Of late, nearly all the high-level February tournaments on Guntersville have been won on bridges. In early February 2009, David Fritts won an FLW Tour event on a bridge. In 2011, in late February, Robert Boyd won a Costa FLW Series event on the very same bridge. And Randy Howell won the 2014 Bassmaster Classic on a bridge in mid-February. Several multi-day events held at Guntersville in March have also been won on bridges.

Though fishing bridges isn’t the only way to win on Guntersville and certainly isn’t the only way to make the top 10, the now legendary structures seem to dominate the storylines of major tournaments in late winter and early spring.

 

Alex Davis leans way back as he sets the hook on fish three.

What to Expect this Time

Cranking riprap and winding a swimbait around bridges will probably factor into the storyline once again, but other patterns will be in play. There are plenty of bass to be caught shallow and deep in offshore areas, and tighter to the bank. Grass beds are likely to be key, especially on the main lake or located on the way into creeks and spawning areas – the places that prespawn bass set up in late winter.

According to Tour pro and Guntersville guide Alex Davis, the water and weather conditions figure to be the deciding factor in how this event plays out.
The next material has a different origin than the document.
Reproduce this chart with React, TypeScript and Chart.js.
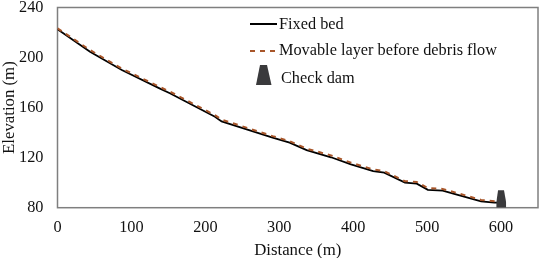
import React, { useEffect, useRef } from "react";
import { Chart, registerables } from "chart.js";

Chart.register(...registerables);

const FONT = '"Liberation Serif", "Times New Roman", serif';

const fixedBedX = [0, 44, 87, 138, 152, 213, 222, 291, 314, 337, 370, 397, 427, 442, 470, 486, 501, 521, 539, 573, 591, 600];
const fixedBedY = [222.6, 204.7, 190, 175.4, 171.5, 152.7, 149, 136, 132, 126, 120.3, 114.7, 109.3, 108, 100, 99.2, 94.3, 93.6, 90.7, 85, 84, 84];

const movableX = [0, 44, 87, 138, 152, 213, 222, 291, 314, 337, 370, 397, 427, 442, 470, 486, 501, 521, 539, 573, 591, 600];
const movableY = [223.4, 206, 191.2, 176.6, 172.8, 154, 150.4, 137.2, 133.2, 127.2, 121.8, 116, 110.6, 109.2, 101.2, 100.6, 95.6, 95, 92, 86.2, 85.2, 85];

const damX = [593.5, 596, 604, 607];
const damY = [84, 94, 94, 84];

const xTicks = [0, 100, 200, 300, 400, 500, 600];
const yTicks = [80, 120, 160, 200, 240];

const LINE_BLACK = "#000000";
const LINE_BROWN = "#a8562a";
const DAM = "#3a3a3c";
const AXIS = "#7f7f7f";

const pairs = (xs: number[], ys: number[]) => xs.map((x, i) => ({ x, y: ys[i] }));

const frame = {
  id: "frame",
  beforeDatasetsDraw(c: any) {
    const { left, right, top, bottom } = c.chartArea;
    const g = c.ctx;
    g.save();
    g.strokeStyle = AXIS;
    g.lineWidth = 1.5;
    g.strokeRect(left, top, right - left, bottom - top);
    g.restore();
  },
};

const legendRows = {
  id: "legendRows",
  afterDraw(c: any) {
    const g = c.ctx;
    const ds = c.data.datasets;
    g.save();
    g.font = `16.3px ${FONT}`;
    g.fillStyle = "#111";
    g.textBaseline = "middle";
    g.textAlign = "left";

    g.strokeStyle = ds[0].borderColor;
    g.lineWidth = 2;
    g.beginPath();
    g.moveTo(250, 24);
    g.lineTo(277, 24);
    g.stroke();
    g.fillText(ds[0].label, 279, 24.5);

    g.strokeStyle = ds[1].borderColor;
    g.setLineDash([5, 5]);
    g.beginPath();
    g.moveTo(250, 51);
    g.lineTo(277, 51);
    g.stroke();
    g.setLineDash([]);
    g.fillText(ds[1].label, 279, 51);

    g.fillStyle = ds[2].backgroundColor;
    g.beginPath();
    g.moveTo(256, 85);
    g.lineTo(260, 65);
    g.lineTo(267, 65);
    g.lineTo(271.5, 85);
    g.closePath();
    g.fill();
    g.fillStyle = "#111";
    g.fillText(ds[2].label, 281, 78.5);
    g.restore();
  },
};

export default function App() {
  const ref = useRef<HTMLCanvasElement>(null);
  useEffect(() => {
    const chart = new Chart(ref.current!, {
      type: "line",
      data: {
        datasets: [
          {
            label: "Fixed bed",
            data: pairs(fixedBedX, fixedBedY),
            borderColor: LINE_BLACK,
            borderWidth: 1.8,
            pointRadius: 0,
            order: 2,
          },
          {
            label: "Movable layer before debris flow",
            data: pairs(movableX, movableY),
            borderColor: LINE_BROWN,
            borderWidth: 2,
            borderDash: [5, 5],
            pointRadius: 0,
            order: 1,
          },
          {
            label: "Check dam",
            data: pairs(damX, damY),
            borderColor: DAM,
            backgroundColor: DAM,
            borderWidth: 0,
            pointRadius: 0,
            fill: true,
            order: 0,
          },
        ],
      } as any,
      options: {
        responsive: false,
        animation: false,
        layout: { autoPadding: false, padding: { left: 0, top: 7.5, right: 2, bottom: 0 } },
        plugins: { legend: { display: false }, tooltip: { enabled: false } },
        scales: {
          x: {
            type: "linear",
            min: 0,
            max: 650,
            grid: { display: false, drawTicks: false },
            border: { display: false },
            afterFit: (s: any) => { s.height = 50.3; s.paddingLeft = 0; s.paddingRight = 0; },
            afterBuildTicks: (s: any) => { s.ticks = xTicks.map((value) => ({ value })); },
            ticks: { font: { family: FONT, size: 16.3 }, color: "#111", padding: 10, maxRotation: 0 },
            title: { display: true, text: "Distance (m)", font: { family: FONT, size: 16.8 }, color: "#111", padding: { top: 0, bottom: -3 } },
          },
          y: {
            min: 80,
            max: 240,
            grid: { display: false, drawTicks: false },
            border: { display: false },
            afterFit: (s: any) => { s.width = 57.5; s.paddingTop = 0; s.paddingBottom = 0; },
            afterBuildTicks: (s: any) => { s.ticks = yTicks.map((value) => ({ value })); },
            ticks: { font: { family: FONT, size: 16.3 }, color: "#111", padding: 14 },
            title: { display: true, text: "Elevation (m)", font: { family: FONT, size: 16.8 }, color: "#111", padding: { top: 0, bottom: 0 } },
          },
        },
      } as any,
      plugins: [frame, legendRows],
    });
    return () => chart.destroy();
  }, []);
  return (
    <div style={{ position: "fixed", left: 0, top: 0, width: 540, height: 258, background: "#fff" }}>
      <canvas ref={ref} width={540} height={258} style={{ display: "block" }} />
    </div>
  );
}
“It really depends on how much rain we get,” says Davis. “Two years ago we didn’t have a lot of rain. It [the lake] stayed pretty clear, and there wasn’t a whole lot of current. It was some of the best fishing I can remember. You could find schools of them and go there every day and just hammer on them.

“Last spring, following all that rain at Christmas, and it was some of the worst fishing in the spring we’ve had. There were a couple times they were pulling 200,000 CFS, and 75,000 CFS is too much. It basically washed out the whole river. A lot of places where fish like to live, you just couldn’t fish them.”

Given stable conditions and water temperatures in the mid-40s – a typical week in February – Davis projects a slugfest. If winter is colder than average or the water is muddy and moving, the top-end weights might still be impressive, but weights across the board will suffer.

 

Baits and Techniques

The standard baits on Guntersville in the winter are well known and include lipless crankbaits, swimbaits, jigs, spinnerbaits, crankbaits and jerkbaits. If pros could throw them, umbrella rigs would probably be a major factor, but they’re illegal on Tour.

 

3 Critical Factors

1. Weather – Heading into the tournament, the biggest storyline will be the weather conditions. Northern Alabama in early February can still be cold, and wintry precipitation is possible. Tough conditions could affect the anglers as well as the fish. Then again, a stretch of stable weather or a nice warming trend could have the lake primed to go off.

2. The Guntersville funk – In the fall of 2016, Guntersville was stingier than ever, and many tournaments were won with less than 20 pounds – not G-Ville standards by any means. Many people speculated that the pressure of hundreds of anglers fishing Guntersville nearly every day had finally taken its toll. We’ll see if the fishing is back to the normally exceptional levels that Guntersville is known for come February.

3. Those dang bridges – These days, it seems almost impossible to win on something other than a bridge on Guntersville in the spring. While there are plenty of anglers in the field who know other ways to catch them and will look to do other things, there’s going to be a big contingent putting pressure on the bridges. And though there are bridges scattered around the lake, they can only support so many anglers.

 

Fantasy Fishing Picks

Even though mid-February isn’t ledge-fishing season, which is when the locals dominate along the Tennessee, you can still expect the usual cadre of Tennessee River sticks to show out, including Andy Morgan and Brad Knight. Also consider Guntersville locals Alex Davis and Jay Kendrick.